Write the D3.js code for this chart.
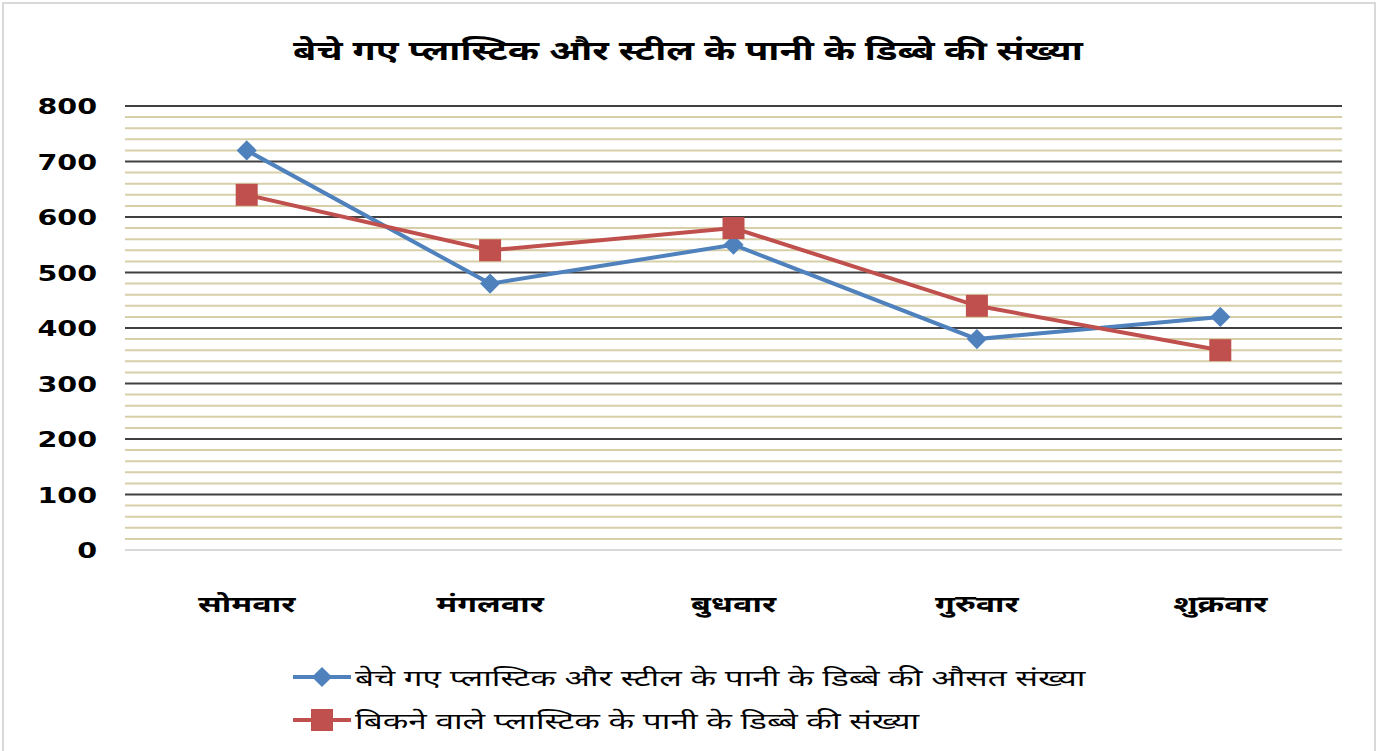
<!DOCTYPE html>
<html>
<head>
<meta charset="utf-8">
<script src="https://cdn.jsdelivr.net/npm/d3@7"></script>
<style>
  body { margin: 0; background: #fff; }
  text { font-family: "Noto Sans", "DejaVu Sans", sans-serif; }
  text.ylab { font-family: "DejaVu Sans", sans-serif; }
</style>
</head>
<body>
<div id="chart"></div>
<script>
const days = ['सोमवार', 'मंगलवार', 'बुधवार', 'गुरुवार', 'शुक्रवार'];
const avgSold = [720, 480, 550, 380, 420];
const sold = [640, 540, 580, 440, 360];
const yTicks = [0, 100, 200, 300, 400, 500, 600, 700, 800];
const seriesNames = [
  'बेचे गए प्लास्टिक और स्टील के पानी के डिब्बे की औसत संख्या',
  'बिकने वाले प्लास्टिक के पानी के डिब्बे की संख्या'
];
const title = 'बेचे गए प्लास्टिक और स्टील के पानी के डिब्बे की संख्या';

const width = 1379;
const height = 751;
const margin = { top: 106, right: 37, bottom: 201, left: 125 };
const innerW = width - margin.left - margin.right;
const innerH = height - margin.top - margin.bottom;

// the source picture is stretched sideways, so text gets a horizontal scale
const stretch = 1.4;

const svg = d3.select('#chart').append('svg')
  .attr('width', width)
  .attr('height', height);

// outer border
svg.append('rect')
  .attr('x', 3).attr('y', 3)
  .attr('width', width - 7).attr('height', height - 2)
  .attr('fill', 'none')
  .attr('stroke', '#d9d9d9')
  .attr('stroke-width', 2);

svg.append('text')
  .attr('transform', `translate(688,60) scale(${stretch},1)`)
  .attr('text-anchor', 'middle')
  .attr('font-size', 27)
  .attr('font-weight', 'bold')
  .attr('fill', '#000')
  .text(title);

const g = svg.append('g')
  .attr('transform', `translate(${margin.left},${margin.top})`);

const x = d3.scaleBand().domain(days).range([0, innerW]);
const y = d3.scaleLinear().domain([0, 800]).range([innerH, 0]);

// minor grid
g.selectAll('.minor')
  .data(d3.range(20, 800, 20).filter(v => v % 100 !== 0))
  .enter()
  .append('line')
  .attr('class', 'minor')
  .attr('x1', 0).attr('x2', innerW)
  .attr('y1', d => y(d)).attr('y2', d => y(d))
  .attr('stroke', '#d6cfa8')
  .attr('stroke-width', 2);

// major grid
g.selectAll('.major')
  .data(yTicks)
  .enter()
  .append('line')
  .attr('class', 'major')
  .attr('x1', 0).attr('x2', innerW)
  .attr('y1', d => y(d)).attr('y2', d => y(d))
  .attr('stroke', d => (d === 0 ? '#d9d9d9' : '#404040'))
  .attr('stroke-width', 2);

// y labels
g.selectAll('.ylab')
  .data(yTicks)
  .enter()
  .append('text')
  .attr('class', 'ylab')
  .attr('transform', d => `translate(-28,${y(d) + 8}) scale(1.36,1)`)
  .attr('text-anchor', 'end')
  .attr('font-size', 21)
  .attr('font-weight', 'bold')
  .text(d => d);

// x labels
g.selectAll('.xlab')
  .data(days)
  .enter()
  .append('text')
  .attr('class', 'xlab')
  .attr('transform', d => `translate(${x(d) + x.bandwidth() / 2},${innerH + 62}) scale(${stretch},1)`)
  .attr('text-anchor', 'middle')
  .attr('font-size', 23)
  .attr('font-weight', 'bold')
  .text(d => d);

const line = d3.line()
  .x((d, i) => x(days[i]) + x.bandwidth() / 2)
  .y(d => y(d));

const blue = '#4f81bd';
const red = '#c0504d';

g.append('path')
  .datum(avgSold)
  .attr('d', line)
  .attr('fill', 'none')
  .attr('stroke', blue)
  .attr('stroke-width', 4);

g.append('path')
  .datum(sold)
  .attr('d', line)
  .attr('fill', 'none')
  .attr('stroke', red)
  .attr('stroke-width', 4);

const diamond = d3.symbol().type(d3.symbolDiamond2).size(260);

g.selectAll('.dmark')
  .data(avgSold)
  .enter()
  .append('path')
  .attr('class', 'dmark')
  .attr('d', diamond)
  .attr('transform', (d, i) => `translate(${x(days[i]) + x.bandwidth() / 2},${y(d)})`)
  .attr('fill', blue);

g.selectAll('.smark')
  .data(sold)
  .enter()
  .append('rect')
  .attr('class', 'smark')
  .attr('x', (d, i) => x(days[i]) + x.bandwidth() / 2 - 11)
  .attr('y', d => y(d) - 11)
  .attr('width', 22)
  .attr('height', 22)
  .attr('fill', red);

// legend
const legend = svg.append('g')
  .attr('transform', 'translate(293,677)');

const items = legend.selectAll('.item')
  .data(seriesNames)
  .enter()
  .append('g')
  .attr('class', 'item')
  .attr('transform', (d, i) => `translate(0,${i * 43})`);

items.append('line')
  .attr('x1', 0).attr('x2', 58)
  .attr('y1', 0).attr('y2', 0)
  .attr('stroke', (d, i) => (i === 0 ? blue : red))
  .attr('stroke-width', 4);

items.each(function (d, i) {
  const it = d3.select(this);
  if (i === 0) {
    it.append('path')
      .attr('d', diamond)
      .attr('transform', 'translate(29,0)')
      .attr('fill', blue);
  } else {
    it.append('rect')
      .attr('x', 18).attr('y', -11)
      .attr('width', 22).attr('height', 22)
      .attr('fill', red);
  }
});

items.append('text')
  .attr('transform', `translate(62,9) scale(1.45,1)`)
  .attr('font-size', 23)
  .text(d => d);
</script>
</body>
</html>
※ ※ ※
→ Written instruction: Except for the pictures, print the data above exactly.

→ Solution to this problem:
Write the D3.js code for this chart.
<!DOCTYPE html>
<html>
<head>
<meta charset="utf-8">
<script src="https://cdn.jsdelivr.net/npm/d3@7"></script>
<style>
  body { margin: 0; background: #fff; }
  text { font-family: "Noto Sans", "DejaVu Sans", sans-serif; }
  text.ylab { font-family: "DejaVu Sans", sans-serif; }
</style>
</head>
<body>
<div id="chart"></div>
<script>
const days = ['सोमवार', 'मंगलवार', 'बुधवार', 'गुरुवार', 'शुक्रवार'];
const avgSold = [720, 480, 550, 380, 420];
const sold = [640, 540, 580, 440, 360];
const yTicks = [0, 100, 200, 300, 400, 500, 600, 700, 800];
const seriesNames = [
  'बेचे गए प्लास्टिक और स्टील के पानी के डिब्बे की औसत संख्या',
  'बिकने वाले प्लास्टिक के पानी के डिब्बे की संख्या'
];
const title = 'बेचे गए प्लास्टिक और स्टील के पानी के डिब्बे की संख्या';

const width = 1379;
const height = 751;
const margin = { top: 106, right: 37, bottom: 201, left: 125 };
const innerW = width - margin.left - margin.right;
const innerH = height - margin.top - margin.bottom;

// the source picture is stretched sideways, so text gets a horizontal scale
const stretch = 1.4;

const svg = d3.select('#chart').append('svg')
  .attr('width', width)
  .attr('height', height);

// outer border
svg.append('rect')
  .attr('x', 3).attr('y', 3)
  .attr('width', width - 7).attr('height', height - 2)
  .attr('fill', 'none')
  .attr('stroke', '#d9d9d9')
  .attr('stroke-width', 2);

svg.append('text')
  .attr('transform', `translate(688,60) scale(${stretch},1)`)
  .attr('text-anchor', 'middle')
  .attr('font-size', 27)
  .attr('font-weight', 'bold')
  .attr('fill', '#000')
  .text(title);

const g = svg.append('g')
  .attr('transform', `translate(${margin.left},${margin.top})`);

const x = d3.scaleBand().domain(days).range([0, innerW]);
const y = d3.scaleLinear().domain([0, 800]).range([innerH, 0]);

// minor grid
g.selectAll('.minor')
  .data(d3.range(20, 800, 20).filter(v => v % 100 !== 0))
  .enter()
  .append('line')
  .attr('class', 'minor')
  .attr('x1', 0).attr('x2', innerW)
  .attr('y1', d => y(d)).attr('y2', d => y(d))
  .attr('stroke', '#d6cfa8')
  .attr('stroke-width', 2);

// major grid
g.selectAll('.major')
  .data(yTicks)
  .enter()
  .append('line')
  .attr('class', 'major')
  .attr('x1', 0).attr('x2', innerW)
  .attr('y1', d => y(d)).attr('y2', d => y(d))
  .attr('stroke', d => (d === 0 ? '#d9d9d9' : '#404040'))
  .attr('stroke-width', 2);

// y labels
g.selectAll('.ylab')
  .data(yTicks)
  .enter()
  .append('text')
  .attr('class', 'ylab')
  .attr('transform', d => `translate(-28,${y(d) + 8}) scale(1.36,1)`)
  .attr('text-anchor', 'end')
  .attr('font-size', 21)
  .attr('font-weight', 'bold')
  .text(d => d);

// x labels
g.selectAll('.xlab')
  .data(days)
  .enter()
  .append('text')
  .attr('class', 'xlab')
  .attr('transform', d => `translate(${x(d) + x.bandwidth() / 2},${innerH + 62}) scale(${stretch},1)`)
  .attr('text-anchor', 'middle')
  .attr('font-size', 23)
  .attr('font-weight', 'bold')
  .text(d => d);

const line = d3.line()
  .x((d, i) => x(days[i]) + x.bandwidth() / 2)
  .y(d => y(d));

const blue = '#4f81bd';
const red = '#c0504d';

g.append('path')
  .datum(avgSold)
  .attr('d', line)
  .attr('fill', 'none')
  .attr('stroke', blue)
  .attr('stroke-width', 4);

g.append('path')
  .datum(sold)
  .attr('d', line)
  .attr('fill', 'none')
  .attr('stroke', red)
  .attr('stroke-width', 4);

const diamond = d3.symbol().type(d3.symbolDiamond2).size(260);

g.selectAll('.dmark')
  .data(avgSold)
  .enter()
  .append('path')
  .attr('class', 'dmark')
  .attr('d', diamond)
  .attr('transform', (d, i) => `translate(${x(days[i]) + x.bandwidth() / 2},${y(d)})`)
  .attr('fill', blue);

g.selectAll('.smark')
  .data(sold)
  .enter()
  .append('rect')
  .attr('class', 'smark')
  .attr('x', (d, i) => x(days[i]) + x.bandwidth() / 2 - 11)
  .attr('y', d => y(d) - 11)
  .attr('width', 22)
  .attr('height', 22)
  .attr('fill', red);

// legend
const legend = svg.append('g')
  .attr('transform', 'translate(293,677)');

const items = legend.selectAll('.item')
  .data(seriesNames)
  .enter()
  .append('g')
  .attr('class', 'item')
  .attr('transform', (d, i) => `translate(0,${i * 43})`);

items.append('line')
  .attr('x1', 0).attr('x2', 58)
  .attr('y1', 0).attr('y2', 0)
  .attr('stroke', (d, i) => (i === 0 ? blue : red))
  .attr('stroke-width', 4);

items.each(function (d, i) {
  const it = d3.select(this);
  if (i === 0) {
    it.append('path')
      .attr('d', diamond)
      .attr('transform', 'translate(29,0)')
      .attr('fill', blue);
  } else {
    it.append('rect')
      .attr('x', 18).attr('y', -11)
      .attr('width', 22).attr('height', 22)
      .attr('fill', red);
  }
});

items.append('text')
  .attr('transform', `translate(62,9) scale(1.45,1)`)
  .attr('font-size', 23)
  .text(d => d);
</script>
</body>
</html>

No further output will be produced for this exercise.